-- begin STORED DATA --

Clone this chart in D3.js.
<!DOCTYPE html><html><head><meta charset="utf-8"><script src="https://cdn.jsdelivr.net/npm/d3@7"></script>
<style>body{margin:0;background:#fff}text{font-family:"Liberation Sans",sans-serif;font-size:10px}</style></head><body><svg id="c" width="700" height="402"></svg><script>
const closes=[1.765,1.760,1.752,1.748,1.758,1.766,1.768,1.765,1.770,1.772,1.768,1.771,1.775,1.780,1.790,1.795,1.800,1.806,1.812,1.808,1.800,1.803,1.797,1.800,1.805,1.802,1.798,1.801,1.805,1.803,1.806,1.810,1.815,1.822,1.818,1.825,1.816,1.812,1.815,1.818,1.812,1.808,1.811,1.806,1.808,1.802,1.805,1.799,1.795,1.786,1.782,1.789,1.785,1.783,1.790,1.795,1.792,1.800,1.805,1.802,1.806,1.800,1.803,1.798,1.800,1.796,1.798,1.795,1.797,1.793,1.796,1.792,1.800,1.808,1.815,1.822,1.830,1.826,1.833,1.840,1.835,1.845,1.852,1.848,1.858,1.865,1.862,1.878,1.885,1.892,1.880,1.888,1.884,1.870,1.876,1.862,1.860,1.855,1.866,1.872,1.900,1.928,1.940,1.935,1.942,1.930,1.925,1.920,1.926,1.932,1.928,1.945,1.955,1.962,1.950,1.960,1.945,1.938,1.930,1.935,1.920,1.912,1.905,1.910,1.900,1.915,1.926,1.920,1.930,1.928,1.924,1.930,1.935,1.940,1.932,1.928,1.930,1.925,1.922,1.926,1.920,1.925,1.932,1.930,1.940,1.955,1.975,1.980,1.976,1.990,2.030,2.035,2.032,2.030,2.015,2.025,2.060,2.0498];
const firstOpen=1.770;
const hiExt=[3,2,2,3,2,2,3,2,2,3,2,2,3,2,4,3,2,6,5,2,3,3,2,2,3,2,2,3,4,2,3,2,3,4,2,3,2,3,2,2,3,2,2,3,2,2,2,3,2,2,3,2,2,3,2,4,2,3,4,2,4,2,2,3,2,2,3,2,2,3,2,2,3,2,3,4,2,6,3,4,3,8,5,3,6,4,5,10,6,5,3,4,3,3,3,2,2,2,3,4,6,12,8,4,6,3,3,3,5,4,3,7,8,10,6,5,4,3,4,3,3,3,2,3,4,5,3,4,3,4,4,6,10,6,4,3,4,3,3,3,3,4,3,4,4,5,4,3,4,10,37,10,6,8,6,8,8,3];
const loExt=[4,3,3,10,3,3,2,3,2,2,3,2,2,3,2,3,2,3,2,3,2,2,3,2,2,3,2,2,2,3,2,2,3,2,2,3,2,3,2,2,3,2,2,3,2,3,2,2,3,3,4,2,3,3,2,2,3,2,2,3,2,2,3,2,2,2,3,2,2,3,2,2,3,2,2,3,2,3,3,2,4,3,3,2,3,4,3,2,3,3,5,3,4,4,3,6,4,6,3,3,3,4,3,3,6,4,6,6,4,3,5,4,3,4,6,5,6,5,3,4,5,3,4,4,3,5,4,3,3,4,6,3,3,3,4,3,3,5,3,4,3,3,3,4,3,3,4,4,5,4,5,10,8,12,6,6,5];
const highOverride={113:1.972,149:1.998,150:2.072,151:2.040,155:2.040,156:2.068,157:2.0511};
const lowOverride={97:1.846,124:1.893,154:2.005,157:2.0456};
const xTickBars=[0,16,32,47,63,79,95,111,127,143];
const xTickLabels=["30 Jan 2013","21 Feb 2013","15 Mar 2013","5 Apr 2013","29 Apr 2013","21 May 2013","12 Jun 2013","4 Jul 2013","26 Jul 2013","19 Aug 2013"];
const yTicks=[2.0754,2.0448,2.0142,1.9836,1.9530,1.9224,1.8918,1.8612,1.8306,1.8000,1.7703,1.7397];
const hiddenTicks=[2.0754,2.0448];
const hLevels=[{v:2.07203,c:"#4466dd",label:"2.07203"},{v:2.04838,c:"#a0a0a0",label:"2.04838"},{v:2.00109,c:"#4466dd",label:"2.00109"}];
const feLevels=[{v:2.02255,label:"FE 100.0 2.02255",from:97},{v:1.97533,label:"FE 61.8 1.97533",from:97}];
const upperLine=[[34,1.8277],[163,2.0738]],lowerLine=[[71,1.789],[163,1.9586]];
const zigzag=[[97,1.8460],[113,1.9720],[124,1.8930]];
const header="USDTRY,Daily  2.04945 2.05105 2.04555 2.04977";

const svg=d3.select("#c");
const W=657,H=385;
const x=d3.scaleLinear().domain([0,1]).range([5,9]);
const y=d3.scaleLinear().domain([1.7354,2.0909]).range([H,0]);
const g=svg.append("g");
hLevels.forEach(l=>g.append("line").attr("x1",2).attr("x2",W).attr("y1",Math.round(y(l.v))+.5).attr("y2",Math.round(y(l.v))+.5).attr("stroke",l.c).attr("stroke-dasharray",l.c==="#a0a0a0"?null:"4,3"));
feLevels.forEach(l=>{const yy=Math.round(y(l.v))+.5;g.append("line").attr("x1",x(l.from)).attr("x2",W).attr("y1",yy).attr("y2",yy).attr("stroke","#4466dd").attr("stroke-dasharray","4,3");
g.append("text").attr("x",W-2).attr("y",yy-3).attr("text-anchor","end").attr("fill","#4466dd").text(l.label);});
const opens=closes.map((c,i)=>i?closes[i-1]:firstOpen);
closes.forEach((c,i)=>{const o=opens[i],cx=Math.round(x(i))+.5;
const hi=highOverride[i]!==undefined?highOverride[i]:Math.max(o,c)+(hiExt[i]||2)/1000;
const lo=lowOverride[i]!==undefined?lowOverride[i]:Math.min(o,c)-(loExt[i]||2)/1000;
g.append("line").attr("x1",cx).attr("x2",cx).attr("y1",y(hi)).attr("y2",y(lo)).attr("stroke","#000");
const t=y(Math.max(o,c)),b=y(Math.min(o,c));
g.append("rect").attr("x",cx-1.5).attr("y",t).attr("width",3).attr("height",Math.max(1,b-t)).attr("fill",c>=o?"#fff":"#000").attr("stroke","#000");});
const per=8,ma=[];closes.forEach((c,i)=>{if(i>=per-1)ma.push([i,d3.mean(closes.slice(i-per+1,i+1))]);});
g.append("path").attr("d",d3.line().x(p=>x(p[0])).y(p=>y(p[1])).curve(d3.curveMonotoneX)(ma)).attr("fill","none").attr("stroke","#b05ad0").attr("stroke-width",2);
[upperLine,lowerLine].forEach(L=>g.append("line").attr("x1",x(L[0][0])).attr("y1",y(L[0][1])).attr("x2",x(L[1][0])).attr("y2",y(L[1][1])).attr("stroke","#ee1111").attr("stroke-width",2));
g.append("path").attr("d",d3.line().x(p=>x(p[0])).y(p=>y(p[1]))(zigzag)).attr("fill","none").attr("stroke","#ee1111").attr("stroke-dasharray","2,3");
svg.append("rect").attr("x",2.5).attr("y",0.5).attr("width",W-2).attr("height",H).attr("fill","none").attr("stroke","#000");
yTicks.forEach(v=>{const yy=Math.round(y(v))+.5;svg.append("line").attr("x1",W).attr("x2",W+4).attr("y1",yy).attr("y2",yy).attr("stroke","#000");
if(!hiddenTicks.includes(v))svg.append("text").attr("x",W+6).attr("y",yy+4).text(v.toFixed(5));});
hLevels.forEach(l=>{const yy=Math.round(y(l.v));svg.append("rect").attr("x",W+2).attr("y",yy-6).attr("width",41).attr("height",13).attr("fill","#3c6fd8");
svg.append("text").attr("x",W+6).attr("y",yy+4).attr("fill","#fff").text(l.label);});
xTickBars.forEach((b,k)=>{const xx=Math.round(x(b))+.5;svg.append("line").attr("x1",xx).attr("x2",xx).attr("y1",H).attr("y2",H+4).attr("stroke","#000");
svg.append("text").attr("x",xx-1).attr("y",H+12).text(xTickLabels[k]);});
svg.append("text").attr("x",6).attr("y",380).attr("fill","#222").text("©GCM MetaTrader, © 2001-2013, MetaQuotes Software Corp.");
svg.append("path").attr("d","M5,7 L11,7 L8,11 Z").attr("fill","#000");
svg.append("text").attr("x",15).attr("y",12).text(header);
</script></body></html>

-- end STORED DATA --
-- begin STORED DATA --

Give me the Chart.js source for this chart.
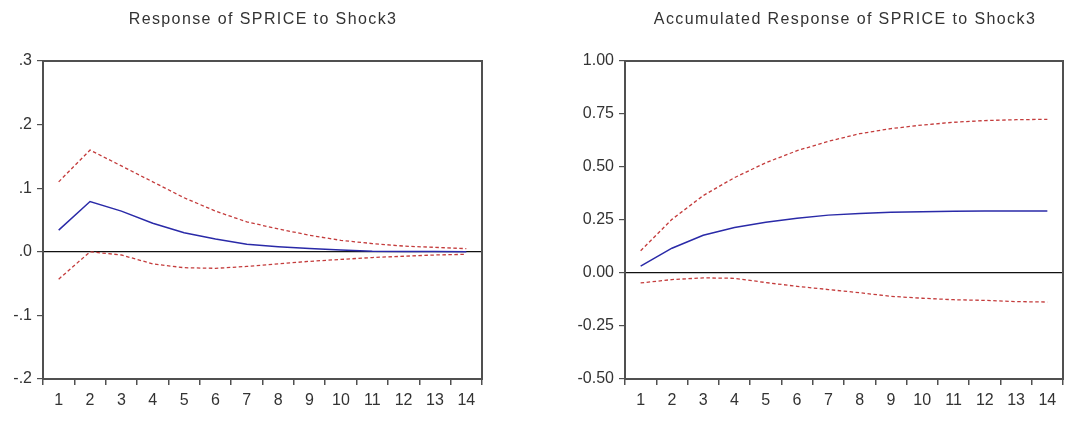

-- end STORED DATA --

* _WRITTEN PROBLEM_
Search the preceding listing for the word "this" and pull out every line that holds it.

* _CORRECT RESPONSE_
Clone this chart in D3.js.
Give me the Chart.js source for this chart.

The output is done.